Monday, October 12, 2015

Remembering to Breathe




I took these photos at SGI just a few meters outside my office door in a busy metropolitan neighborhood. They remind me of the simplicity of life and also the work required to make things grow well.








Dave’s big on spiritual disciplines. I’m so-so. I think they’re vital and good and worthy of time and devotion, but I’ve never really implemented them in my life. However, for the past several months I have developed the habit of praying for the day as soon as I get in my car and pull out of our parking area.  This by no means makes me more spiritually mature than anyone else, but I need this time to set my focus for the day and to remember what really matters.  When I don’t do this, my mood quickly goes sour.

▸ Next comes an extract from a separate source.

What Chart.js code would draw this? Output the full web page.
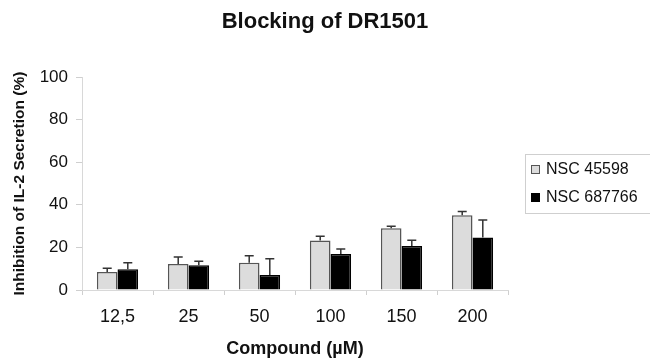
<!DOCTYPE html>
<html>
<head>
<meta charset="utf-8">
<script src="https://cdn.jsdelivr.net/npm/chart.js@4/dist/chart.umd.min.js"></script>
<style>
html,body{margin:0;padding:0;background:#fff;}
#wrap{width:650px;height:358px;position:relative;}
</style>
</head>
<body>
<div id="wrap"><canvas id="c" width="650" height="358"></canvas></div>
<script>
const categories = ['12,5', '25', '50', '100', '150', '200'];
const seriesNames = ['NSC 45598', 'NSC 687766'];
const nsc45598 = [8.5, 12.2, 12.8, 23.2, 29.0, 35.1];
const nsc45598Err = [1.7, 3.3, 3.3, 2.0, 0.9, 1.8];
const nsc687766 = [9.7, 11.6, 7.0, 16.9, 20.7, 24.6];
const nsc687766Err = [3.1, 1.9, 7.7, 2.3, 2.6, 8.3];
const yTicks = [0, 20, 40, 60, 80, 100];

const FONT = '"Liberation Sans", Arial, sans-serif';

const errorBars = {
  id: 'errorBars',
  afterDatasetsDraw(chart) {
    const ctx = chart.ctx;
    const y = chart.scales.y;
    chart.data.datasets.forEach((ds, i) => {
      const meta = chart.getDatasetMeta(i);
      meta.data.forEach((bar, j) => {
        const top = y.getPixelForValue(ds.data[j] + ds.errors[j]);
        const base = bar.y;
        ctx.save();
        ctx.strokeStyle = '#333';
        ctx.lineWidth = 1.5;
        ctx.beginPath();
        ctx.moveTo(bar.x, base);
        ctx.lineTo(bar.x, top);
        ctx.moveTo(bar.x - 4.5, top);
        ctx.lineTo(bar.x + 4.5, top);
        ctx.stroke();
        ctx.restore();
      });
    });
  }
};

const boxLegend = {
  id: 'boxLegend',
  afterDraw(chart) {
    const ctx = chart.ctx;
    ctx.save();
    ctx.strokeStyle = '#cfcfcf';
    ctx.lineWidth = 1;
    ctx.strokeRect(525.5, 154.5, 130, 59);
    ctx.font = '16px ' + FONT;
    ctx.textBaseline = 'middle';
    ctx.textAlign = 'left';
    chart.data.datasets.forEach((ds, i) => {
      const cy = 169 + i * 28;
      ctx.fillStyle = ds.backgroundColor;
      ctx.fillRect(531, cy - 4, 9, 9);
      ctx.strokeStyle = ds.borderColor;
      ctx.lineWidth = 1;
      ctx.strokeRect(531.5, cy - 3.5, 8, 8);
      ctx.fillStyle = '#111';
      ctx.fillText(ds.label, 546, cy + 1);
    });
    ctx.restore();
  }
};

new Chart(document.getElementById('c'), {
  type: 'bar',
  data: {
    labels: categories,
    datasets: [
      {label: seriesNames[0], data: nsc45598, errors: nsc45598Err,
       backgroundColor: '#dcdcdc', borderColor: '#555', borderWidth: 1.5,
       barPercentage: 1.0, categoryPercentage: 0.58},
      {label: seriesNames[1], data: nsc687766, errors: nsc687766Err,
       backgroundColor: '#000', borderColor: '#000', borderWidth: 1.5,
       barPercentage: 1.0, categoryPercentage: 0.58}
    ]
  },
  options: {
    responsive: false,
    animation: false,
    devicePixelRatio: 1,
    layout: {padding: 0},
    plugins: {
      legend: {display: false},
      tooltip: {enabled: false},
      title: {
        display: true, text: 'Blocking of DR1501', color: '#111',
        font: {family: FONT, size: 22, weight: 'bold', lineHeight: 1.2},
        padding: {top: 8.5, bottom: 42.1}
      }
    },
    scales: {
      x: {
        afterFit(s) { s.height = 68; },
        grid: {drawOnChartArea: false, drawTicks: true, tickLength: 5, color: '#cfcfcf'},
        border: {color: '#d8d8d8', width: 1},
        ticks: {color: '#111', padding: 11, font: {family: FONT, size: 18}},
        title: {display: true, text: 'Compound (µM)', color: '#111',
                font: {family: FONT, size: 18, weight: 'bold', lineHeight: 1},
                padding: {top: 0, bottom: 0}}
      },
      y: {
        min: 0, max: 100,
        afterFit(s) { s.width = 82; },
        afterBuildTicks(s) { s.ticks = yTicks.map(v => ({value: v})); },
        grid: {drawOnChartArea: false, drawTicks: true, tickLength: 6, color: '#cfcfcf'},
        border: {color: '#d8d8d8', width: 1},
        ticks: {color: '#111', padding: 8, font: {family: FONT, size: 17}},
        title: {display: true, text: 'Inhibition of IL-2 Secretion (%)', color: '#111',
                font: {family: FONT, size: 15.5, weight: 'bold', lineHeight: 1},
                padding: {top: 12, bottom: 0}}
      },
      yRight: {
        position: 'right',
        min: 0, max: 100,
        afterFit(s) { s.width = 142; },
        grid: {display: false, drawTicks: false},
        border: {display: false},
        ticks: {display: false}
      }
    }
  },
  plugins: [errorBars, boxLegend]
});
</script>
</body>
</html>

The life-giving nature of this routine prayer greatly helped me the other day as I pulled up to the Solid Ground gate at 6:15 a.m., my usual arrival time. Before I even opened the gate, two residents met me outside with a problem. There was a relatively easy fix to the problem, but I wasn’t positive if it would work so I didn’t offer any solution at the gate. Breathe in and out, I told myself. It’s not a big deal.

Then I walked to my office and opened my door where another problem sat waiting for me on my desk. I called the two concerned residents to the office to discuss it and even had to get a staff member’s input about the situation. Not the end of the world. A good lesson for all.

Then I got a text from a staff member at the other SGI house and discovered that a resident didn’t come home the night before, a third time offense. As the staff revealed more of the story, I genuinely became concerned for her safety. Fortunately, our social worker reached out to her and the resident assured us she was safe but not ready to come home yet. Wait patiently and hope for the best outcome.

And then I had to confront a resident about some sticky, sensitive issues and she did not like what I had to say, even though she agreed with it all. I asked her to please disagree with me and to help me understand the other side of the issue, but she said there was no other side. Except that the heart wants what it wants.

All this before 9:00 a.m. The day tarried on with resolutions to some situations appearing little by little while other issues were left unresolved and new issues appeared. The heart issues aren’t easily resolved because there are layers of guilt, scar tissue, desires, and dreams mixed with the present reality of school, work, and responsibility. It’s life disorganized. Still healing.

I love the messiness of working with these women during this time in their lives.  My routine morning prayer stabilizes me so that I don’t over or underreact.  When life, glorious life, is abounding in our midst, our habits should point us heavenward.